Somewhat a follow up from a previous post,
But had to change get query for additional information.
But currently the output from my query is in HTML format
<h1 class="heading-1" align="">
<div class="heading-anchor" id="august-2024-news-and-updates"></div>
<div class="heading-text">
<div id="section-august-2024-news-and-updates" class="heading-anchor_backwards"></div>
August 2024 News And Updates
</div>
<a aria-label="link to august-2024-news-and-updates" class="heading-anchor-icon" href="#august-2024-news-and-updates"></a>
</h1>
<h2 class="heading-2" align="">
<div class="heading-anchor" id="new-business-sector-added"></div>
<div class="heading-text">
<div id="section-new-business-sector-added" class="heading-anchor_backwards"></div>
New Business Sectors Added!
</div>
<a aria-label="link to the-business-sector-added" class="heading-anchor" href="#new-business-sector-added"></a>
</h2>
<p>Check out the new business sectors added</p>
<h2 class="heading-2" align="">
<div class="heading-anchor" id="this-week-sports-news"></div>
<div class="heading-text"><div id="section-sports-news" class="heading-anchor_backwards"></div>
This Week's Sports News
</div>
<a aria-label="link to sports-news" class="heading-anchor" href="#this-week-sports-news"></a>
</h2>
<h3 class="heading-3" align="">
<div class="heading-anchor" id="basketball-scores-matches"></div>
<div class="heading-text">
<div id="section-basketball" class="heading-anchor_backwards"></div>
Basketball Matches & Scores
</div>
<a aria-label="link to basketball" class="heading-anchor-icon" href="#basketball-scores-matches"></a>
</h3>
<p>In this weeks basketball matches...</p>
<p>In this weeks basketball scores...</p>
<h3 class="heading-3" align="">
<div class="heading-anchor" id="ping-pong-scores-matches"></div>
<div class="heading-text">
<div id="section-ping-pong" class="heading-anchor_backwards"></div>
Ping Pong Matches & Scores
</div>
<a aria-label="link to ping-pong" class="heading-anchor-icon" href="#ping-pong-scores-matches"></a>
</h3>
<p>No Ping Pong matches this week</p>
<h2 class="heading-2" align="">
<div class="heading-anchor" id="this-week-entertainment-news"></div>
<div class="heading-text"><div id="section-entertainment-news" class="heading-anchor_backwards"></div>
This Week's Entertainment News
</div>
<a aria-label="link to entertainment-news" class="heading-anchor" href="#this-week-entertainment-news"></a>
</h2>
<h1 class="heading heading-1 header-scroll" align="">
<div class="heading-anchor anchor waypoint" id="july-2024-news-and-updates"></div>
<div class="heading-text">
<div id="section-july-2024-news-and-updates" class="heading-anchor_backwards"></div>
July 2024 News & Updates
</div>
<a aria-label="link to july-2024-news-and-updates" class="heading-anchor-icon" href="#july-2024-news-and-updates"></a>
</h1>
<h2 class="heading-2" align="">
<div class="heading-anchor" id="this-week-business-news"></div>
<div class="heading-text"><div id="section-business-news" class="heading-anchor_backwards"></div>
This Week's Business News
</div>
<a aria-label="link to business-news" class="heading-anchor" href="#this-week-business-news"></a>
</h2>
My desired output is in a nested format,
h1: August 2024 News And Updates
anchor_id: august-2024-news-and-updates
h2: New Business Sectors Added!
anchor_id: new-business-sector-added
h2: This Week's Sports News
anchor_id: this-week-sports-news
h3: Basketball Matches & Scores
anchor_id: basketball-scores-matches
h3: Ping Pong Matches & Scores
anchor_id: ping-pong-scores-matches
h2: This Week's Entertainment News
anchor_id: this-week-entertainment-news
Some additional requirements
- Only want to return data from this month (everything up until the second h1 tag)

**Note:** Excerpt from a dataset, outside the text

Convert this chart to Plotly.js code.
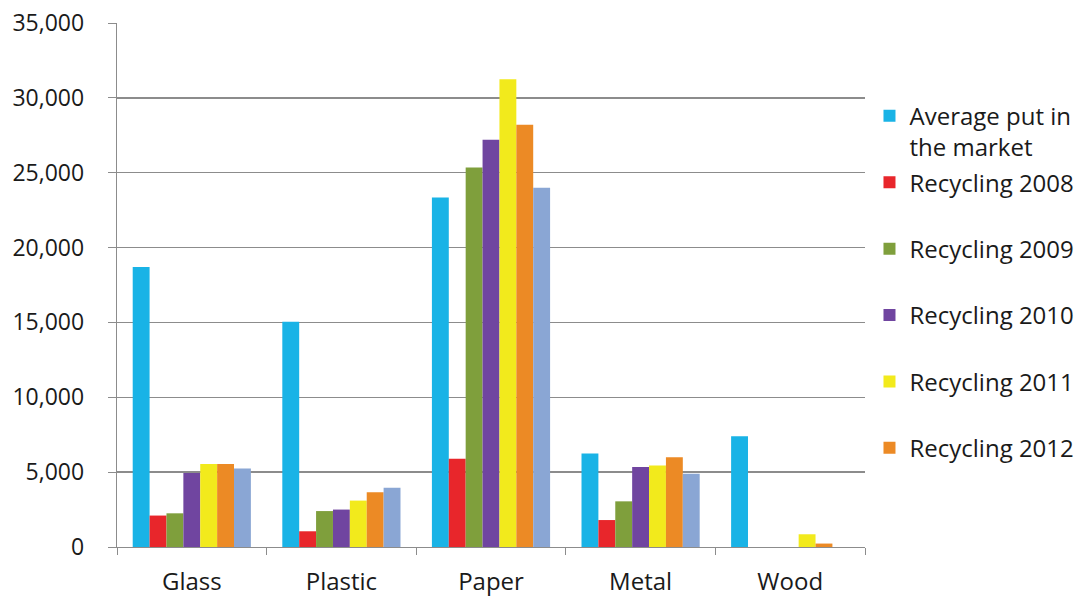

- Only want to return header position (h1, h2 and h3 - don’t care about the other html or css) and only care about the related text for those header tags
- Want to extract related anchor IDs for related sections
Planned approach,
- Text Parser - Match Pattern: Return the data before 2nd h1 tag (currently working on this)
- Extract Related anchor id (Beleive i should be able to extract using regex and set as variable), and noticed I could potentially pull this from 2 different places, if one was easier to extract than the other.
- Aggregate into nested format
Need help with,
- Am I correct to think that I can extract anchor tag value in the first Text Parser module using Regex?
- What is best approach/module to set into nested format? Aggregate to Json? Create Json? or Text Aggregator with Groupings?